#### [Stated goal]
Below is the data. Give it again, complete and exact.
|---|
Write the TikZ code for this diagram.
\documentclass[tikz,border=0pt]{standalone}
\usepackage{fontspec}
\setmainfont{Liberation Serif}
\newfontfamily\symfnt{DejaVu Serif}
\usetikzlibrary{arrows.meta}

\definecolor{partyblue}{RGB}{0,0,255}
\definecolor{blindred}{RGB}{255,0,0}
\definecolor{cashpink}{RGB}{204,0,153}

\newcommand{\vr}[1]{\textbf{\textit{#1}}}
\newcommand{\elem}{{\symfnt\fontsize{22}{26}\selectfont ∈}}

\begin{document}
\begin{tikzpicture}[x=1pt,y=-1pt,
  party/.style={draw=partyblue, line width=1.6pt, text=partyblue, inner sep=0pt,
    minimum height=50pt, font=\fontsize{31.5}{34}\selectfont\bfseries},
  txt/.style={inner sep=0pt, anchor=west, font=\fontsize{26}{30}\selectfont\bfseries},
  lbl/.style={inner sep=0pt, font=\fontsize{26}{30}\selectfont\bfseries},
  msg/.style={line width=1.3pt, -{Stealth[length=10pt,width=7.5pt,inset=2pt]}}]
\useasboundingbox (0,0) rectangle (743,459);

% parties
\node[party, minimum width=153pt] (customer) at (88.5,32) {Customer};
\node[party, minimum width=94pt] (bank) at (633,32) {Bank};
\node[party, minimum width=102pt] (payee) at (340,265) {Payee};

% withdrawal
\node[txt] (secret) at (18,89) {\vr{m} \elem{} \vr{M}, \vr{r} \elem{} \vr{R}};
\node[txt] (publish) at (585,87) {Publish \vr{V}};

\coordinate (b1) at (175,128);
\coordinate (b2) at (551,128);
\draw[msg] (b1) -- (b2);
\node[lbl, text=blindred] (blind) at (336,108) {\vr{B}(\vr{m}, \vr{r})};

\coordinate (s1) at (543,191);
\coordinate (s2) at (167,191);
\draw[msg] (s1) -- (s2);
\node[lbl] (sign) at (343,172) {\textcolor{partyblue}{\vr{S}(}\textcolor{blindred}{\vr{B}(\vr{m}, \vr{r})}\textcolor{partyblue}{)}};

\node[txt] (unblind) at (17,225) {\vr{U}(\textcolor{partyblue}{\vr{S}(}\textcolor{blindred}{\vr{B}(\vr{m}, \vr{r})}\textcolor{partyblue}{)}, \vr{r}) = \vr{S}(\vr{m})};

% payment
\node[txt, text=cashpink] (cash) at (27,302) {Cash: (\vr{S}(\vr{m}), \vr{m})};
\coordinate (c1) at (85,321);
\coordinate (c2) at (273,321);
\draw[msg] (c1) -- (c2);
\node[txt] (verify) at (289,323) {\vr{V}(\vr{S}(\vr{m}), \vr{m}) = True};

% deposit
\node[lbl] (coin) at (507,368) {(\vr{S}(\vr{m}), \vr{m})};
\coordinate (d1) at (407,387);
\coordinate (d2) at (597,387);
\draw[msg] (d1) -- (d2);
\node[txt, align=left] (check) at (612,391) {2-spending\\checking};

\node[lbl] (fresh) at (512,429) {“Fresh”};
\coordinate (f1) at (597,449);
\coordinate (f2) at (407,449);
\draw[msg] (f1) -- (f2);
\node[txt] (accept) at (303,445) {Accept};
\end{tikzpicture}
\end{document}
|---|
#### [Solution for this exercise]
Write the TikZ code for this diagram.
\documentclass[tikz,border=0pt]{standalone}
\usepackage{fontspec}
\setmainfont{Liberation Serif}
\newfontfamily\symfnt{DejaVu Serif}
\usetikzlibrary{arrows.meta}

\definecolor{partyblue}{RGB}{0,0,255}
\definecolor{blindred}{RGB}{255,0,0}
\definecolor{cashpink}{RGB}{204,0,153}

\newcommand{\vr}[1]{\textbf{\textit{#1}}}
\newcommand{\elem}{{\symfnt\fontsize{22}{26}\selectfont ∈}}

\begin{document}
\begin{tikzpicture}[x=1pt,y=-1pt,
  party/.style={draw=partyblue, line width=1.6pt, text=partyblue, inner sep=0pt,
    minimum height=50pt, font=\fontsize{31.5}{34}\selectfont\bfseries},
  txt/.style={inner sep=0pt, anchor=west, font=\fontsize{26}{30}\selectfont\bfseries},
  lbl/.style={inner sep=0pt, font=\fontsize{26}{30}\selectfont\bfseries},
  msg/.style={line width=1.3pt, -{Stealth[length=10pt,width=7.5pt,inset=2pt]}}]
\useasboundingbox (0,0) rectangle (743,459);

% parties
\node[party, minimum width=153pt] (customer) at (88.5,32) {Customer};
\node[party, minimum width=94pt] (bank) at (633,32) {Bank};
\node[party, minimum width=102pt] (payee) at (340,265) {Payee};

% withdrawal
\node[txt] (secret) at (18,89) {\vr{m} \elem{} \vr{M}, \vr{r} \elem{} \vr{R}};
\node[txt] (publish) at (585,87) {Publish \vr{V}};

\coordinate (b1) at (175,128);
\coordinate (b2) at (551,128);
\draw[msg] (b1) -- (b2);
\node[lbl, text=blindred] (blind) at (336,108) {\vr{B}(\vr{m}, \vr{r})};

\coordinate (s1) at (543,191);
\coordinate (s2) at (167,191);
\draw[msg] (s1) -- (s2);
\node[lbl] (sign) at (343,172) {\textcolor{partyblue}{\vr{S}(}\textcolor{blindred}{\vr{B}(\vr{m}, \vr{r})}\textcolor{partyblue}{)}};

\node[txt] (unblind) at (17,225) {\vr{U}(\textcolor{partyblue}{\vr{S}(}\textcolor{blindred}{\vr{B}(\vr{m}, \vr{r})}\textcolor{partyblue}{)}, \vr{r}) = \vr{S}(\vr{m})};

% payment
\node[txt, text=cashpink] (cash) at (27,302) {Cash: (\vr{S}(\vr{m}), \vr{m})};
\coordinate (c1) at (85,321);
\coordinate (c2) at (273,321);
\draw[msg] (c1) -- (c2);
\node[txt] (verify) at (289,323) {\vr{V}(\vr{S}(\vr{m}), \vr{m}) = True};

% deposit
\node[lbl] (coin) at (507,368) {(\vr{S}(\vr{m}), \vr{m})};
\coordinate (d1) at (407,387);
\coordinate (d2) at (597,387);
\draw[msg] (d1) -- (d2);
\node[txt, align=left] (check) at (612,391) {2-spending\\checking};

\node[lbl] (fresh) at (512,429) {“Fresh”};
\coordinate (f1) at (597,449);
\coordinate (f2) at (407,449);
\draw[msg] (f1) -- (f2);
\node[txt] (accept) at (303,445) {Accept};
\end{tikzpicture}
\end{document}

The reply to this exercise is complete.